Scientists say the alluvial aquifer beneath Arkansas' Grand Prairie — one of the country's prime rice-growing regions — has been pumped to the brink of collapse. If groundwater pumping rates in the area haven't changed by 2015, the aquifer will be exhausted.
First introduced years ago, the $300 million-plus White River Irrigation District demonstration project is an attempt to use more surface water as an alternative to sinking more and deeper wells into the aquifer. If built, irrigation water will be pumped from the White River and sent through a series of pipes and canals to about 900 farmers.
The Army Corps of Engineers-backed project hasn't engendered an entirely positive response. Opponents of the project (a broad coalition of environmentalists led by the Arkansas Wildlife Federation (AWF), sportsmen and landowners situated along the White River) contend the pumping plan threatens the nearby White River refuge — a huge area of unspoiled, old-growth timber. While many opponents agree Grand Prairie farmers need help, they oppose diverting White River water.
The AWF filed two lawsuits — one state, one federal — to stop the project. Last August, the group lost the federal suit which claimed not enough research had been done on the project's environmental impact. An appeal of that ruling was denied in late March.
The appeal ruling will “take care of a lot of (environmental lawsuit threats),” said Tom Fortner, WRID deputy director. “It gets harder and harder to file suit. If they try (an injunction) to stop construction now, they might have to put up bonds… The (Corps of Engineers) said if they stop now the AWF needs to put up a $1.7 million bond. That's what it would cost to stop the project at this stage.”
According to Fortner, the state lawsuit casts doubt on the Arkansas Soil and Water Conservation Commission's authority to set flow rates in the White River.
Now, after years of legal wrangling it appears ground will soon be broken on a large $35 million pumping station near DeVall's Bluff, Ark.
“In September, the Corps advertised for the $35 million White River pumping plant contract. Granite Construction from Watsonville, Calif., got the contract. They're one of the biggest civil contractors in the nation — they do work all over the country. The station is supposed to be completed in three years.”
The pumping station is in the flood plain. Fortner said as soon as water recedes, work on the station should begin. “Now, we're just waiting on the weather.”
Even with legal worries having hampered the project's major building plans, smaller scale work has continued. “With the on-farm projects, so far we've done 229 contracts with a total value of $37 million,” said Fortner. “Basically, that money was used to build reservoirs and things like that… We've done about a third of the on-farm work.”
Funding for the project is expected to break down like this: the state will pay 10 percent, WRID will pay 25 percent, federal coffers will cover the remaining 65 percent. In his latest budget proposal, President Bush allocated no funds for the project.

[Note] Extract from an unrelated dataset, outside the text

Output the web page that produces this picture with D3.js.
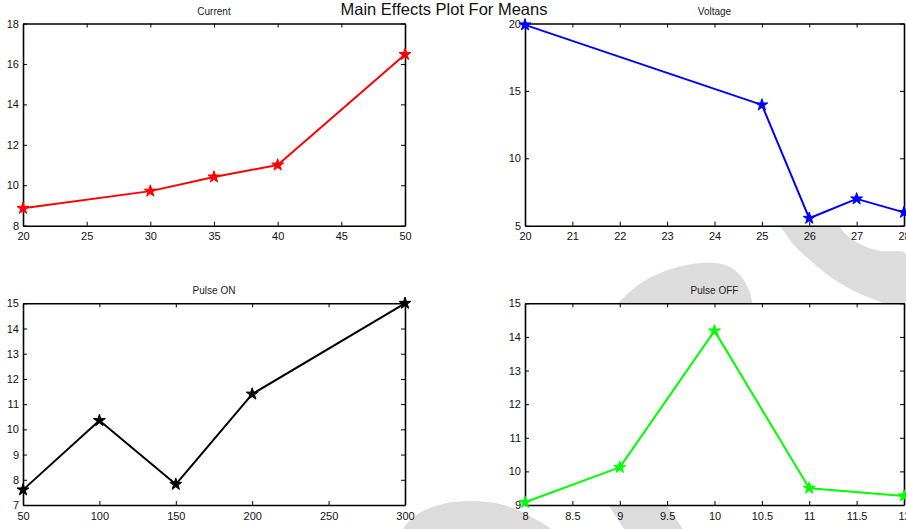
<!DOCTYPE html>
<html>
<head>
<meta charset="utf-8">
<script src="https://cdn.jsdelivr.net/npm/d3@7"></script>
<style>
  body { margin: 0; background: #fff; }
  svg { display: block; font-family: "Liberation Sans", Arial, sans-serif; }
</style>
</head>
<body>
<div id="chart"></div>
<script>
// Data
const currentX = [20, 30, 35, 40, 50];
const currentY = [8.86, 9.71, 10.41, 11.0, 16.47];
const voltageX = [20, 25, 26, 27, 28];
const voltageY = [19.9, 13.96, 5.55, 6.99, 5.99];
const pulseOnX = [50, 100, 150, 200, 300];
const pulseOnY = [7.6, 10.35, 7.82, 11.4, 15.0];
const pulseOffX = [8, 9, 10, 11, 12];
const pulseOffY = [9.08, 10.12, 14.18, 9.5, 9.27];

// Tick labels
const currentXTicks = [20, 25, 30, 35, 40, 45, 50];
const currentYTicks = [8, 10, 12, 14, 16, 18];
const voltageXTicks = [20, 21, 22, 23, 24, 25, 26, 27, 28];
const voltageYTicks = [5, 10, 15, 20];
const pulseOnXTicks = [50, 100, 150, 200, 250, 300];
const pulseOnYTicks = [7, 8, 9, 10, 11, 12, 13, 14, 15];
const pulseOffXTicks = [8, 8.5, 9, 9.5, 10, 10.5, 11, 11.5, 12];
const pulseOffYTicks = [9, 10, 11, 12, 13, 14, 15];

const titles = ["Current", "Voltage", "Pulse ON", "Pulse OFF"];

/*******************************/
/*    Declare the constants    */
/*******************************/
const width = 906;
const height = 529;
const cols = [{left: 23, right: 405}, {left: 525, right: 904}];
const rows = [{top: 23.5, bottom: 225.7}, {top: 303.3, bottom: 505}];
const lineColors = ["#ff0000", "#0000ff", "#000000", "#00ff00"];

const panels = [
  {x: currentX, y: currentY, xt: currentXTicks, yt: currentYTicks, col: 0, row: 0},
  {x: voltageX, y: voltageY, xt: voltageXTicks, yt: voltageYTicks, col: 1, row: 0},
  {x: pulseOnX, y: pulseOnY, xt: pulseOnXTicks, yt: pulseOnYTicks, col: 0, row: 1},
  {x: pulseOffX, y: pulseOffY, xt: pulseOffXTicks, yt: pulseOffYTicks, col: 1, row: 1}
];

// Watermark behind the axes (light grey swooshes)
const watermark = [
  [[778, 215], [790, 240], [812, 262], [838, 282], [870, 298], [906, 306], [906, 254], [880, 251], [858, 243], [842, 230], [836, 215]],
  [[616, 310], [632, 290], [660, 273], [700, 263], [728, 266], [745, 282], [750, 310]],
  [[403, 532], [418, 514], [443, 504], [470, 501], [500, 504], [528, 515], [552, 532]],
  [[607, 503], [607, 503], [665, 503], [665, 503], [685, 532], [685, 532], [626, 532], [626, 532]]
];

const svg = d3.select("#chart")
  .append("svg")
    .attr("width", width)
    .attr("height", height)
    .attr("viewBox", `0 0 ${width} ${height}`);

svg.selectAll("path.wm")
  .data(watermark)
  .join("path")
    .attr("class", "wm")
    .attr("d", d3.line().curve(d3.curveCatmullRomClosed))
    .attr("fill", "#dcdcdc");

// Main title
svg.append("text")
  .text("Main Effects Plot For Means")
  .attr("x", 444)
  .attr("y", 15)
  .attr("text-anchor", "middle")
  .attr("font-size", 16.5)
  .attr("fill", "#111");

const fmt = d3.format("~g");

panels.forEach((p, i) => {
  const c = cols[p.col];
  const r = rows[p.row];
  const w = c.right - c.left;
  const h = r.bottom - r.top;

  const xScale = d3.scaleLinear()
    .domain(d3.extent(p.xt))
    .range([0, w]);
  const yScale = d3.scaleLinear()
    .domain(d3.extent(p.yt))
    .range([h, 0]);

  const g = svg.append("g")
    .attr("transform", `translate(${c.left}, ${r.top})`);

  // White axes background hides the watermark
  g.append("rect")
    .attr("width", w)
    .attr("height", h)
    .attr("fill", "#fff");

  // Subplot title
  g.append("text")
    .text(titles[i])
    .attr("x", w / 2)
    .attr("y", -9)
    .attr("text-anchor", "middle")
    .attr("font-size", 10)
    .attr("fill", "#222");

  // Axes with inward ticks, MATLAB style box
  const bottom = g.append("g")
    .attr("transform", `translate(0, ${h})`)
    .call(d3.axisBottom(xScale).tickValues(p.xt).tickFormat(fmt)
      .tickSizeInner(-4).tickSizeOuter(0).tickPadding(7));
  const left = g.append("g")
    .call(d3.axisLeft(yScale).tickValues(p.yt).tickFormat(fmt)
      .tickSizeInner(-4).tickSizeOuter(0).tickPadding(4));
  const top = g.append("g")
    .call(d3.axisTop(xScale).tickValues(p.xt).tickFormat("")
      .tickSizeInner(-4).tickSizeOuter(0));
  const right = g.append("g")
    .attr("transform", `translate(${w}, 0)`)
    .call(d3.axisRight(yScale).tickValues(p.yt).tickFormat("")
      .tickSizeInner(-4).tickSizeOuter(0));

  [bottom, left, top, right].forEach(ax => {
    ax.attr("font-family", null).attr("font-size", 11);
    ax.selectAll("text").attr("fill", "#111");
    ax.select(".domain").attr("stroke", "#000").attr("stroke-width", 1.6);
    ax.selectAll(".tick line").attr("stroke", "#000").attr("stroke-width", 1);
  });

  // Data line
  const pts = p.x.map((d, k) => [d, p.y[k]]);
  g.append("path")
    .datum(pts)
    .attr("fill", "none")
    .attr("stroke", lineColors[i])
    .attr("stroke-width", 2)
    .attr("stroke-linejoin", "round")
    .attr("d", d3.line().x(d => xScale(d[0])).y(d => yScale(d[1])));

  // Pentagram markers
  g.selectAll("path.marker")
    .data(pts)
    .join("path")
      .attr("class", "marker")
      .attr("transform", d => `translate(${xScale(d[0])}, ${yScale(d[1])})`)
      .attr("d", d3.symbol(d3.symbolStar, 44))
      .attr("fill", lineColors[i])
      .attr("stroke", lineColors[i])
      .attr("stroke-width", 1);
});
</script>
</body>
</html>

“Funding is always an issue, no matter what,” said Fortner. “Historically, if you can get a project started, Congress provides money on a year-to-year basis. They don't fund it for 10 years — it's only year-to-year. Now, I'm not saying it won't be hard to get that funding, it will be. But we believe we'll get the funding.”
Next year, contracts for an electrical substation and several miles of 10-inch pipe from the pumping station to canals will be awarded. In 2007, contractors are expected to begin installing canals, more pipelines and small pumps. At the same time, more on-farm work will be done.
While the project is again moving forward, there are some changes in how WRID customers will be paying for delivered water.
“Originally, we planned to make use of streams as part of a delivery system. Now, delivery will be made through canals and pipelines. Farmers didn't want to worry whether water in the streams was district water or free. So we decided to just get out. Now, any water in the stream is the farmers'.”
Another change is the WRID originally planned to set up a “project improvement area” that would allow a tax of $1 to $3 per irrigated acre. Farmers complained from the beginning about this annual tax, said Fortner.
“It would have brought in a very small percentage of our income. Since it was causing a problem, we changed our approach. There will be no taxable improvement area. The district now has no power to tax… all our income will be from water sales.”
Once that decision was made, the WRID “had to charge a membership fee until the farmers get water. We need up-front money, so we're charging $2 per irrigated acre… We're asking farmers to sign 10-year contracts.”
The money paid by farmers now, said Fortner, will be credited toward future water purchases.
The price of delivered water has been set at $26 per acre foot for 10 years. The contract begins only when WRID members actually receive water.
“If it takes seven years from now to reach those on the lower end of the project, they're still set for 10 years after that. If you look at diesel prices, I suspect many are paying more than that per acre foot to pump wells.”